Stated goal: Can you transcribe the data exactly? Leave the pictures out.

Available data:
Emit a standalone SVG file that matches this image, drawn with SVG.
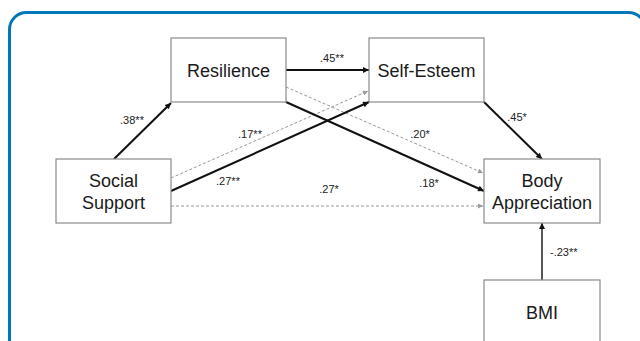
<svg xmlns="http://www.w3.org/2000/svg" width="640" height="341" viewBox="0 0 640 341">
<style>
.box{fill:#fff;stroke:#8a8a8a;stroke-width:1.2}
.node text{font-family:"Liberation Sans",Arial,sans-serif;font-size:18px;fill:#1a1a1a;text-anchor:middle}
.solid{stroke:#111;stroke-width:2;fill:none}
.thin{stroke:#111;stroke-width:1.4;fill:none}
.dash{stroke:#999;stroke-width:1;stroke-dasharray:3 2;fill:none}
.lbl{font-family:"Liberation Sans",Arial,sans-serif;font-size:11px;fill:#222;text-anchor:middle}
.lbl.start{text-anchor:start}
</style>
<defs>
<marker id="ab" viewBox="0 0 10 10" refX="10" refY="5" markerWidth="7" markerHeight="6" markerUnits="userSpaceOnUse" orient="auto"><path d="M0,0 L10,5 L0,10 z" fill="#111"/></marker>
<marker id="ag" viewBox="0 0 10 10" refX="10" refY="5" markerWidth="6" markerHeight="5" markerUnits="userSpaceOnUse" orient="auto"><path d="M0,0 L10,5 L0,10 z" fill="#999"/></marker>
</defs>
<rect x="0" y="0" width="640" height="341" fill="#fff"/>
<rect id="frame" x="9.5" y="12.5" width="636" height="360" rx="17" ry="17" fill="none" stroke="#0077b6" stroke-width="3"/>
<g id="connectors">
<line class="dash" x1="171" y1="178" x2="368" y2="91" marker-end="url(#ag)"/>
<line class="dash" x1="286" y1="87" x2="483" y2="173" marker-end="url(#ag)"/>
<line class="dash" x1="171" y1="206" x2="483" y2="206" marker-end="url(#ag)"/>
<line class="solid" x1="114" y1="159" x2="171" y2="103" marker-end="url(#ab)"/>
<line class="solid" x1="286" y1="70" x2="369" y2="70" marker-end="url(#ab)"/>
<line class="solid" x1="286" y1="102" x2="484" y2="191" marker-end="url(#ab)"/>
<line class="solid" x1="171" y1="191" x2="369" y2="102" marker-end="url(#ab)"/>
<line class="solid" x1="484" y1="102" x2="542" y2="159" marker-end="url(#ab)"/>
<line class="thin" x1="542" y1="280" x2="542" y2="223" marker-end="url(#ab)"/>
<text class="lbl" x="132" y="124">.38**</text>
<text class="lbl" x="332" y="62">.45**</text>
<text class="lbl" x="250" y="138">.17**</text>
<text class="lbl" x="420" y="138">.20*</text>
<text class="lbl" x="228" y="185">.27**</text>
<text class="lbl" x="329" y="193">.27*</text>
<text class="lbl" x="429" y="187">.18*</text>
<text class="lbl" x="517" y="121">.45*</text>
<text class="lbl start" x="550" y="256">-.23**</text>
</g>
<g id="resilience" class="node"><rect class="box" x="171" y="38" width="115" height="64"/><text x="228.5" y="77">Resilience</text></g>
<g id="self-esteem" class="node"><rect class="box" x="369" y="38" width="115" height="64"/><text x="426.5" y="77">Self-Esteem</text></g>
<g id="social-support" class="node"><rect class="box" x="56" y="159" width="115" height="64"/><text x="113.5" y="187">Social</text><text x="113.5" y="209">Support</text></g>
<g id="body-appreciation" class="node"><rect class="box" x="484" y="159" width="116" height="64"/><text x="542" y="187">Body</text><text x="542" y="209">Appreciation</text></g>
<g id="bmi" class="node"><rect class="box" x="484" y="280" width="116" height="66"/><text x="542" y="319">BMI</text></g>
</svg>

Answer below:
Emit a standalone SVG file that matches this image, drawn with SVG.
<svg xmlns="http://www.w3.org/2000/svg" width="640" height="341" viewBox="0 0 640 341">
<style>
.box{fill:#fff;stroke:#8a8a8a;stroke-width:1.2}
.node text{font-family:"Liberation Sans",Arial,sans-serif;font-size:18px;fill:#1a1a1a;text-anchor:middle}
.solid{stroke:#111;stroke-width:2;fill:none}
.thin{stroke:#111;stroke-width:1.4;fill:none}
.dash{stroke:#999;stroke-width:1;stroke-dasharray:3 2;fill:none}
.lbl{font-family:"Liberation Sans",Arial,sans-serif;font-size:11px;fill:#222;text-anchor:middle}
.lbl.start{text-anchor:start}
</style>
<defs>
<marker id="ab" viewBox="0 0 10 10" refX="10" refY="5" markerWidth="7" markerHeight="6" markerUnits="userSpaceOnUse" orient="auto"><path d="M0,0 L10,5 L0,10 z" fill="#111"/></marker>
<marker id="ag" viewBox="0 0 10 10" refX="10" refY="5" markerWidth="6" markerHeight="5" markerUnits="userSpaceOnUse" orient="auto"><path d="M0,0 L10,5 L0,10 z" fill="#999"/></marker>
</defs>
<rect x="0" y="0" width="640" height="341" fill="#fff"/>
<rect id="frame" x="9.5" y="12.5" width="636" height="360" rx="17" ry="17" fill="none" stroke="#0077b6" stroke-width="3"/>
<g id="connectors">
<line class="dash" x1="171" y1="178" x2="368" y2="91" marker-end="url(#ag)"/>
<line class="dash" x1="286" y1="87" x2="483" y2="173" marker-end="url(#ag)"/>
<line class="dash" x1="171" y1="206" x2="483" y2="206" marker-end="url(#ag)"/>
<line class="solid" x1="114" y1="159" x2="171" y2="103" marker-end="url(#ab)"/>
<line class="solid" x1="286" y1="70" x2="369" y2="70" marker-end="url(#ab)"/>
<line class="solid" x1="286" y1="102" x2="484" y2="191" marker-end="url(#ab)"/>
<line class="solid" x1="171" y1="191" x2="369" y2="102" marker-end="url(#ab)"/>
<line class="solid" x1="484" y1="102" x2="542" y2="159" marker-end="url(#ab)"/>
<line class="thin" x1="542" y1="280" x2="542" y2="223" marker-end="url(#ab)"/>
<text class="lbl" x="132" y="124">.38**</text>
<text class="lbl" x="332" y="62">.45**</text>
<text class="lbl" x="250" y="138">.17**</text>
<text class="lbl" x="420" y="138">.20*</text>
<text class="lbl" x="228" y="185">.27**</text>
<text class="lbl" x="329" y="193">.27*</text>
<text class="lbl" x="429" y="187">.18*</text>
<text class="lbl" x="517" y="121">.45*</text>
<text class="lbl start" x="550" y="256">-.23**</text>
</g>
<g id="resilience" class="node"><rect class="box" x="171" y="38" width="115" height="64"/><text x="228.5" y="77">Resilience</text></g>
<g id="self-esteem" class="node"><rect class="box" x="369" y="38" width="115" height="64"/><text x="426.5" y="77">Self-Esteem</text></g>
<g id="social-support" class="node"><rect class="box" x="56" y="159" width="115" height="64"/><text x="113.5" y="187">Social</text><text x="113.5" y="209">Support</text></g>
<g id="body-appreciation" class="node"><rect class="box" x="484" y="159" width="116" height="64"/><text x="542" y="187">Body</text><text x="542" y="209">Appreciation</text></g>
<g id="bmi" class="node"><rect class="box" x="484" y="280" width="116" height="66"/><text x="542" y="319">BMI</text></g>
</svg>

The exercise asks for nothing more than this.